2        PURCHASE AND SALE OF ASSETS

         2.1 Purchase. Subject to the terms and satisfaction of the conditions
herein, on the Closing Date, SAFE shall purchase from Seller, and Seller shall
sell, convey, assign, transfer, and deliver to SAFE and/or SAFE's designee, the
Assets, free and clear of all Liens. Seller shall not retain any residual or
other rights whatsoever in any Assets, except as expressly set forth herein.
Seller shall deliver to SAFE for evaluation as Qualified Closing Accounts and
for possible purchase all RMR Accounts which Seller or its Affiliates own on the
date hereof or on the Closing Date. SAFE shall make the determination referenced
in subsection 1.6.1(iii) prior to the Closing Date.

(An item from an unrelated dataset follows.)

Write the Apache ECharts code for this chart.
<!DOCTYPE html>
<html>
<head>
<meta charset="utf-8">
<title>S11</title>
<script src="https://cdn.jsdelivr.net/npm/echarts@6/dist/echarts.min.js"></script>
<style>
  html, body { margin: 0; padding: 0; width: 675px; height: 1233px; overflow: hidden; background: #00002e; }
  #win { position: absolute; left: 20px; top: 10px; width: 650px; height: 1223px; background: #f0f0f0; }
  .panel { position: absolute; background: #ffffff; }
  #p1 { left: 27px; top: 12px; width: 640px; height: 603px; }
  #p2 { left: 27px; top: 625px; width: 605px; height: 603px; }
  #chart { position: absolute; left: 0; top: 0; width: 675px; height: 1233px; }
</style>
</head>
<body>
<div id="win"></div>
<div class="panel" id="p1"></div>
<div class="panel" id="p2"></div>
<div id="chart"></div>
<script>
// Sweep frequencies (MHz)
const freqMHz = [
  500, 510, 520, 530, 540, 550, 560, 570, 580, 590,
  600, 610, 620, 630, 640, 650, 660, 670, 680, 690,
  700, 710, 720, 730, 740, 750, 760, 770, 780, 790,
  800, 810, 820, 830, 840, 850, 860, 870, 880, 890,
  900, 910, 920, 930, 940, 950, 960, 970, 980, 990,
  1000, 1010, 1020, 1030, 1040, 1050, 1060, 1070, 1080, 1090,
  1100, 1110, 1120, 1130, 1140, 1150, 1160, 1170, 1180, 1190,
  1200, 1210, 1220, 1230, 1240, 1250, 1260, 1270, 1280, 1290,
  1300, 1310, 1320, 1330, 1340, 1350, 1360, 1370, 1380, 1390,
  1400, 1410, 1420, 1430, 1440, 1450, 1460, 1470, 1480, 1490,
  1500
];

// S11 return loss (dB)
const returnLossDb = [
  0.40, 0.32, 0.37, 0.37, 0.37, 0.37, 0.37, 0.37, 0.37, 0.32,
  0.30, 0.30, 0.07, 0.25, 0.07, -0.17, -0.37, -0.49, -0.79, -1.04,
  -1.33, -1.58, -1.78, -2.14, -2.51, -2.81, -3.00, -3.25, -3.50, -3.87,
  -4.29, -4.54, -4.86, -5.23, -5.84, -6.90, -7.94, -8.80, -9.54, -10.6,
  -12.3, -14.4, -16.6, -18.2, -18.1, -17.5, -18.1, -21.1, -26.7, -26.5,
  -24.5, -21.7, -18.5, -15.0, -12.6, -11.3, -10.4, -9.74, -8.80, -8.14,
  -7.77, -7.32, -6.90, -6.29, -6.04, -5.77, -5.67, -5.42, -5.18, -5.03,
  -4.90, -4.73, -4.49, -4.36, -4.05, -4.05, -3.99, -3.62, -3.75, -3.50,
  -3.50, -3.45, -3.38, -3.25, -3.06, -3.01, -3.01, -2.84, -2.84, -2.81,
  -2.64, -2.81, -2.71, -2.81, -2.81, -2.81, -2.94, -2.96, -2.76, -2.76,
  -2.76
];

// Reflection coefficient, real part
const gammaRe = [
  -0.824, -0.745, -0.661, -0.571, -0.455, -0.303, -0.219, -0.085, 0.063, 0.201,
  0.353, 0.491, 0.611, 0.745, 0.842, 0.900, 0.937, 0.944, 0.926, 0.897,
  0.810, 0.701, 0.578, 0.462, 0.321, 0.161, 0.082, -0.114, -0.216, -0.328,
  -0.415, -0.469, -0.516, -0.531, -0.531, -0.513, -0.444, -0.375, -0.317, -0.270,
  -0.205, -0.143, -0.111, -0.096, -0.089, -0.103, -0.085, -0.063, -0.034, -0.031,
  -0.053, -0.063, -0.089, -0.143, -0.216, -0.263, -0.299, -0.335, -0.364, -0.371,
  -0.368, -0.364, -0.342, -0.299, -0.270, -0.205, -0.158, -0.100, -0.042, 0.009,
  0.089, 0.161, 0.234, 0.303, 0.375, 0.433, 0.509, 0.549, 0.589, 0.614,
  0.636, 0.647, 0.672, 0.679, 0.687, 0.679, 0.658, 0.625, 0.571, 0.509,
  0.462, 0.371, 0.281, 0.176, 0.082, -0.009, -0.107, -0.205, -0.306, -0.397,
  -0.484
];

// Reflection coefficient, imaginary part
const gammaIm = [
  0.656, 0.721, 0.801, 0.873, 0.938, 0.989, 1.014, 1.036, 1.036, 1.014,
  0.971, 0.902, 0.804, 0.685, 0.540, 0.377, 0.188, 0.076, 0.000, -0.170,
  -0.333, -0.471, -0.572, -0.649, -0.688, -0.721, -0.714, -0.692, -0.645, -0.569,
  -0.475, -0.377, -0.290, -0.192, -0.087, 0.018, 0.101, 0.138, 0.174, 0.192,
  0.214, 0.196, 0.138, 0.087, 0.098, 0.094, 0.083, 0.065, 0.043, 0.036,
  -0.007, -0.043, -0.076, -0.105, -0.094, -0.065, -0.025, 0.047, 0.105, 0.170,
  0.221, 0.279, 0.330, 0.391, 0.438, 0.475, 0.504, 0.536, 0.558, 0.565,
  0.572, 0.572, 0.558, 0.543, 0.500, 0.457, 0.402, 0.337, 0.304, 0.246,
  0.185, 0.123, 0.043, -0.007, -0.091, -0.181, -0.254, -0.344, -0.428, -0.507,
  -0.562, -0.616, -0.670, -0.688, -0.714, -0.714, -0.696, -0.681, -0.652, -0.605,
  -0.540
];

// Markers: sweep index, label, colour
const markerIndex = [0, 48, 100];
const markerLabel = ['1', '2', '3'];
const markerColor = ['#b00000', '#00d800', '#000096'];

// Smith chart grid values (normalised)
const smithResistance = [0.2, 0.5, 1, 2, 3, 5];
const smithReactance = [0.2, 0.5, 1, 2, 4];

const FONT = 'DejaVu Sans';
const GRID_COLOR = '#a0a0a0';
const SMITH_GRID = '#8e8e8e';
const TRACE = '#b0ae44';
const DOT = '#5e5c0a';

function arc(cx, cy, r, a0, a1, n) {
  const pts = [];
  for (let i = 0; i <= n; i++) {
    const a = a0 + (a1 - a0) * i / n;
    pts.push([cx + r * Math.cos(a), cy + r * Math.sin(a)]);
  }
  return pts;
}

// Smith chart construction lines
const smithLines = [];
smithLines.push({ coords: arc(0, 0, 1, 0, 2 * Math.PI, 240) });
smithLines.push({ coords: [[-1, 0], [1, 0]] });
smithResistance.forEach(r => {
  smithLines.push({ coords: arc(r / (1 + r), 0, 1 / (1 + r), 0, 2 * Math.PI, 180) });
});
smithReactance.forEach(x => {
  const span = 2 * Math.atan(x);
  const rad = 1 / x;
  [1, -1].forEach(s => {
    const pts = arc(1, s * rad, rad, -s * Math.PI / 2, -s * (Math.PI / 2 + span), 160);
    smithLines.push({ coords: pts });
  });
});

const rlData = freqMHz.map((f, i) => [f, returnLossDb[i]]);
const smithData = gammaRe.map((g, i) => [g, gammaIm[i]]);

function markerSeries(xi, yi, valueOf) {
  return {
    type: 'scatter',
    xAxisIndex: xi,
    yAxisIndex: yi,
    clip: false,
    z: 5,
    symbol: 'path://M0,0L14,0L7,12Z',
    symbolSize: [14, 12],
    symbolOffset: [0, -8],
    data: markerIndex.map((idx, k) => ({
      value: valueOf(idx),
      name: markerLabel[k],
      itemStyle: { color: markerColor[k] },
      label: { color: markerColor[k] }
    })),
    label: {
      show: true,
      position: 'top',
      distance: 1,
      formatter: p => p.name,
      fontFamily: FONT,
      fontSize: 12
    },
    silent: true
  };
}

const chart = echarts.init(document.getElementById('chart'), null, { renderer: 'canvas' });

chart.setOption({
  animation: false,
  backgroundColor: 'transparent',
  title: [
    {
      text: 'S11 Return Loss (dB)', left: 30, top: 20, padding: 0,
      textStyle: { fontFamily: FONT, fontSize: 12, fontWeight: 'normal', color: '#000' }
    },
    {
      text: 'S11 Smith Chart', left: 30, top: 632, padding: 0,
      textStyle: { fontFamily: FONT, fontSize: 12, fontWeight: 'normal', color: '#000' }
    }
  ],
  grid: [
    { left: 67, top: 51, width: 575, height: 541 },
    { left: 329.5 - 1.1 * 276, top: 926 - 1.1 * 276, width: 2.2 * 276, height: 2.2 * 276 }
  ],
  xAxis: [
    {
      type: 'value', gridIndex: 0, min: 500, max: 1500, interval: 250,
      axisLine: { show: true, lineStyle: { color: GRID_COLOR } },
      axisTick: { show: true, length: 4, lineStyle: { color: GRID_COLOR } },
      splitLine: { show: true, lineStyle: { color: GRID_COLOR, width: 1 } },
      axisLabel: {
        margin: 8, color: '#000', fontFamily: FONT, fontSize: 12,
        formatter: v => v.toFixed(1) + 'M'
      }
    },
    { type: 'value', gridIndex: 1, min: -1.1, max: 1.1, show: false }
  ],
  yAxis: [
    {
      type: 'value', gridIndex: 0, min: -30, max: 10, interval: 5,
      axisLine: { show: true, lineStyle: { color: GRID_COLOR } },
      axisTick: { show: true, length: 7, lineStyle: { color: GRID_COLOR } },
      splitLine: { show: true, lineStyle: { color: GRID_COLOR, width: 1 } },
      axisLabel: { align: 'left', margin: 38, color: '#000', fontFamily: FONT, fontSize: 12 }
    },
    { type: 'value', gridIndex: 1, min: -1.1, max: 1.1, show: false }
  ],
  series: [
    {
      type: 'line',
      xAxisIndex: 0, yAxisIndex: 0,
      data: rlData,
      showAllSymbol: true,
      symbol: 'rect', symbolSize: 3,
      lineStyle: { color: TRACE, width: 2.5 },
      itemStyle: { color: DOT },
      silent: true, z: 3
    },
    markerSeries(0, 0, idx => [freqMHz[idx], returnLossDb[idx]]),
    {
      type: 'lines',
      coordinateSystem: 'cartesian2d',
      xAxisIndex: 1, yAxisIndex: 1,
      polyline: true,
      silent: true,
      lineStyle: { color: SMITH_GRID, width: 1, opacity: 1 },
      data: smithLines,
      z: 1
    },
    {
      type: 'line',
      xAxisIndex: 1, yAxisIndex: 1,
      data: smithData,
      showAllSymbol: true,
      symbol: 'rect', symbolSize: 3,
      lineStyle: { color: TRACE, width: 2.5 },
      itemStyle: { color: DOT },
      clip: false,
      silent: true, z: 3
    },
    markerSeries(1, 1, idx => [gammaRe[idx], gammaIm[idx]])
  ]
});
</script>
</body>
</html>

Subject to the provisions of
Section 9.3, Seller shall retain a perpetual royalty-free license to use (but
not ownership of) the Related Rights but only to the extent and so long as such
items are utilized by Seller solely in the receipt of alarm signals in Seller's
central monitoring station services business so long as Seller is not in
Default.

         2.2 PURCHASE PRICE.

             2.2.1 The Purchase Price for the Assets shall be set forth in the
RMR Schedule to be executed and delivered on the Closing Date. The Purchase
Price shall be based upon (i) the actual amount of RMR scheduled to be paid
under Qualified Closing Accounts, if the amount of such RMR is equal to or less
than Six Hundred Thousand Dollars ($600,000), or (ii) RMR of Six Hundred
Thousand Dollars ($600,000), if the actual amount of RMR scheduled to be paid
under



                                       9
<PAGE>   10


Qualified Closing Accounts is greater than Six Hundred Thousand Dollars
($600,000). If an RMR Account Agreement, in addition to monitoring services,
evidences an agreement for the provision of maintenance or other services for
monitoring equipment, SAFE shall be entitled to retain Customer's RMC payments,
subject to payment to servicing dealers, notwithstanding that such amount is not
included in RMR. On the Closing Date, if any Accounts Receivable exist with
respect to any Qualified Closing Account acquired by SAFE, SAFE shall be
entitled to collect such Accounts Receivable from the Customers. SAFE will remit
to Seller any Accounts Receivable collected on invoices dated prior to June 1
(and for which the monitoring services are provided on or prior to June 30,
1999) to Seller and Seller will remit to SAFE any amounts collected on invoices
dated after June 1 (and for which the monitoring services are provided after
June 30, 1999) to SAFE. Any Prepaid Income shall be the property of SAFE and the
amount of Prepaid Income shall be deducted from the Purchase Price. Any Prepaid
Income for which the invoice date is June 1, 1999 or after and for which the
service date begins on July 1, 1999 will not be deducted from the purchase
price, but only if the Prepaid Income has been deposited in the Escrow Account
pursuant to Section 2.8 and is delivered to SAFE on the Closing Date. If any
Accounts Receivable are paid to SAFE by Customers, SAFE shall remit any such
amount to Seller promptly upon receipt.

             2.2.2 The Net Distribution of Cash specified in the RMR Schedules
shall be paid on the Closing Date by wire transfer of immediately available
funds pursuant to and as directed in written wire transfer instructions and a
letter of directions to be delivered by Seller to SAFE at least two (2) days
prior to the Closing Date. Seller shall be responsible for and shall pay any
sales, use or other taxes with respect to the Assets sold hereunder, whether
such taxes shall arise based upon the performance of monitoring or other
services to a Customer prior to the Closing Date or as a result of the sale of
RMR Accounts and any other Asset hereunder.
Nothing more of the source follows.